→ Set exercise:
Write out exactly the lines that run from the line containing "Clone this chart in matplotlib." through the line containing "5.9, 1.5, 0.5]"; both end lines belong to the answer.

→ The data:
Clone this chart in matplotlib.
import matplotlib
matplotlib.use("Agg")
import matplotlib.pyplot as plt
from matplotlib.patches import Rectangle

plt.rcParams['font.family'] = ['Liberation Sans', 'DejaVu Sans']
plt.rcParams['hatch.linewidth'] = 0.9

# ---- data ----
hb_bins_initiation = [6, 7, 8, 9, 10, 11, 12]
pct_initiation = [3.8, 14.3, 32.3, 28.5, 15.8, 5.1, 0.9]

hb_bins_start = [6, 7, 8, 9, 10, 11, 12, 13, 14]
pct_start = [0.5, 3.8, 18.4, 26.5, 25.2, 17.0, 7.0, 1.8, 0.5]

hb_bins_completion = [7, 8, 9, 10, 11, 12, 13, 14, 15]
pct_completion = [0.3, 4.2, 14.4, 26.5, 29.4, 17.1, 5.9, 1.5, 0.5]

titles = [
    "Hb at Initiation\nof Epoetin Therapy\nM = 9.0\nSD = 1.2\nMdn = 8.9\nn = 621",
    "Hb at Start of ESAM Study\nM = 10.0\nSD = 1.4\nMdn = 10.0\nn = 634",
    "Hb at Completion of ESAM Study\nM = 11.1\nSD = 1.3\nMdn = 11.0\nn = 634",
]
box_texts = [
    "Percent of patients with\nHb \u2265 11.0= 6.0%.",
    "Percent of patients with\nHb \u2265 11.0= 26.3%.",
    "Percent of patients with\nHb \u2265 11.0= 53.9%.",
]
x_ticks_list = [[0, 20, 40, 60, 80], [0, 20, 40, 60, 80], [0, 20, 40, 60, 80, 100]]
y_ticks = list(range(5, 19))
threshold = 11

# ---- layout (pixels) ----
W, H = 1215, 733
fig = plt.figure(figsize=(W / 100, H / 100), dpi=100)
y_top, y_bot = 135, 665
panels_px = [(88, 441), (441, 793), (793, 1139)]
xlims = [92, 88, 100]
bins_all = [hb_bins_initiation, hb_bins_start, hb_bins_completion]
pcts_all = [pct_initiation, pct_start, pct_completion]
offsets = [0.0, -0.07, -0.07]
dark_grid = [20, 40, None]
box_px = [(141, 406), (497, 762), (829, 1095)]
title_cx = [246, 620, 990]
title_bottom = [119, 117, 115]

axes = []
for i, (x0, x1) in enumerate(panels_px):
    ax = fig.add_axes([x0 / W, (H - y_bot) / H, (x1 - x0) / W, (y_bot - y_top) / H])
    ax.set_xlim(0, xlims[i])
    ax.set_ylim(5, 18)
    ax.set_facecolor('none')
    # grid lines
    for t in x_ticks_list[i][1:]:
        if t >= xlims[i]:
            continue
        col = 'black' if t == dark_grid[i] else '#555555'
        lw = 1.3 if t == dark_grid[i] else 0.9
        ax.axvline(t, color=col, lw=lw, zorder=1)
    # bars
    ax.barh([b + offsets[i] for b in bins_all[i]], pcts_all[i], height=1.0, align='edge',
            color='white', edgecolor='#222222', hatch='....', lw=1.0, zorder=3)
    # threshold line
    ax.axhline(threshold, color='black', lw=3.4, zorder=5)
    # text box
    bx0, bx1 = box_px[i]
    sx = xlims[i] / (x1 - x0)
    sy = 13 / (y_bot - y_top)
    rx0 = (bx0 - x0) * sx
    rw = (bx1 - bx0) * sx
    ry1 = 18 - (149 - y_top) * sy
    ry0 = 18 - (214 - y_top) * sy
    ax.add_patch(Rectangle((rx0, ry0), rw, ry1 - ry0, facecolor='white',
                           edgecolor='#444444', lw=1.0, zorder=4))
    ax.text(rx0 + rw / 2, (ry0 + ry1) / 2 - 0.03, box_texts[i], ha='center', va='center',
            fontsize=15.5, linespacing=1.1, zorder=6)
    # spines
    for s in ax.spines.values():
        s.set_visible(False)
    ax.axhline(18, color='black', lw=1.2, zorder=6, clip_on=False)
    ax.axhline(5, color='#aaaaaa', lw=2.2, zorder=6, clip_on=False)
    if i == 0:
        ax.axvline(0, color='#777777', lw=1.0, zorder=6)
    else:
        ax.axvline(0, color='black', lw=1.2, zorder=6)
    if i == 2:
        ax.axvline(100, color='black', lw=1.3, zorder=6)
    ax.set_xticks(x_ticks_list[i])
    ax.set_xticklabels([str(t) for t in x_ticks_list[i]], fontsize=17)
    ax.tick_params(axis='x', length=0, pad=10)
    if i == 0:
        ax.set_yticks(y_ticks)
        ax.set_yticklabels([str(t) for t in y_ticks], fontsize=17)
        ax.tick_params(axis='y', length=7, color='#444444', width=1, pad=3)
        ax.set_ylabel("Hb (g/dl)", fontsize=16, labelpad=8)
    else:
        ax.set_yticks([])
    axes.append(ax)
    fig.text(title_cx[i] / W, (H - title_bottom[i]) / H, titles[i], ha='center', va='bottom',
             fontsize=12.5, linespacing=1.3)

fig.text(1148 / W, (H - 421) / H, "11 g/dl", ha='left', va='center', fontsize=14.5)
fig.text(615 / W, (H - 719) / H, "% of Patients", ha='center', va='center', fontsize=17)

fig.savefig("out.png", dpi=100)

==

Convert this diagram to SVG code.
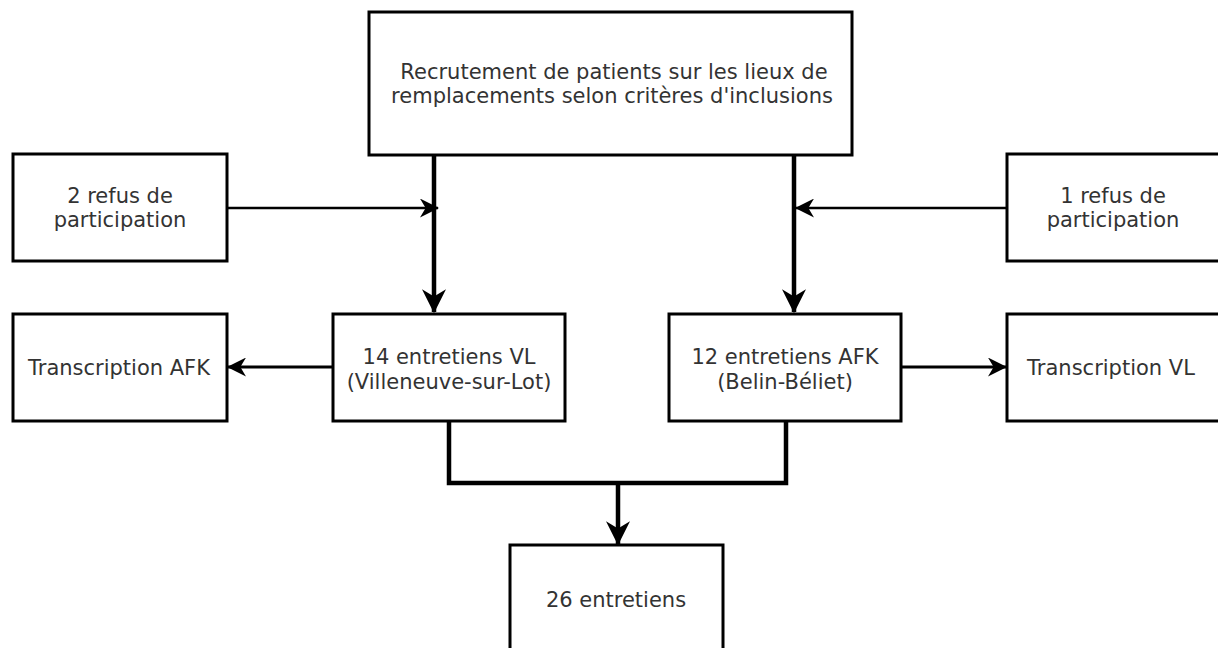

→ Problem solution:
Clone this chart in matplotlib.
import matplotlib
matplotlib.use("Agg")
import matplotlib.pyplot as plt
from matplotlib.patches import Rectangle

plt.rcParams['font.family'] = ['Liberation Sans', 'DejaVu Sans']
plt.rcParams['hatch.linewidth'] = 0.9

# ---- data ----
hb_bins_initiation = [6, 7, 8, 9, 10, 11, 12]
pct_initiation = [3.8, 14.3, 32.3, 28.5, 15.8, 5.1, 0.9]

hb_bins_start = [6, 7, 8, 9, 10, 11, 12, 13, 14]
pct_start = [0.5, 3.8, 18.4, 26.5, 25.2, 17.0, 7.0, 1.8, 0.5]

hb_bins_completion = [7, 8, 9, 10, 11, 12, 13, 14, 15]
pct_completion = [0.3, 4.2, 14.4, 26.5, 29.4, 17.1, 5.9, 1.5, 0.5]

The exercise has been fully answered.